Increases the money supply...

  • OMO: buys bonds 
    • when the fed buys bonds, a demand is created. Banks can make loans after they set aside the required reserves and the money supply is increased.
  • Discount rate: decreased
    • When the DD is lower, banks can borrow funds from the fed at a lower cost. Banks have more excess reserves to make loans and money supply is increased.
  • Reserve requirement: decreased
    • When the triple "R" is lower. Banks have more excess reserves to make loans and money supply is increased.


Decrease money supply...
OMO: Sells bonds
when the fed sells bonds, the buyers use their funds from the DD. Banks have fewer excess reserves to lend money and money supply demand is increased.
Discount rate: increased
when the DR is higher, banks will borrow less at a higher cost.

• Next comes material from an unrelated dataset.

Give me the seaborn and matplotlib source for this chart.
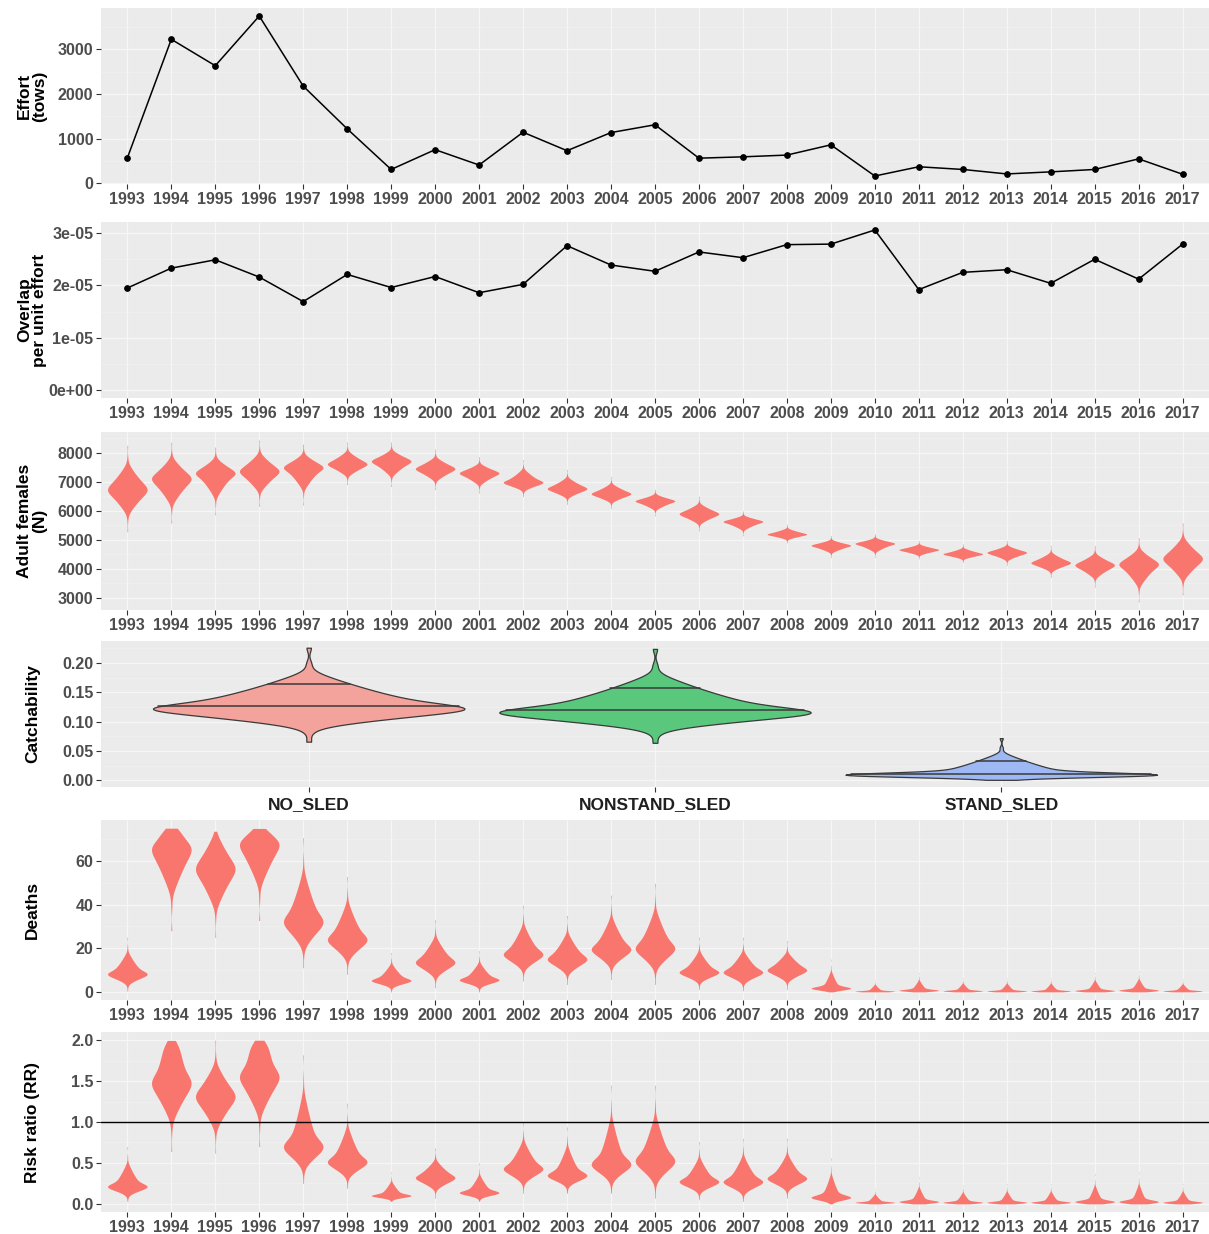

Make fewer loans and supply money is decreased
Reserved requirement: increased
when the triple "R" is higher, banks will have fewer excess reserve to make loans and money supply is decreased.

1. OMO, fed buys/sells to public bank.
2. If the fed sells the bonds, the economy gets the equivalent of what is considered to be bond certificates. The fed gets the cash and removes it from the economy. Thus, money supply is decreased.

If the fed buys bonds = economies get the cash and the fed gets back its bonds.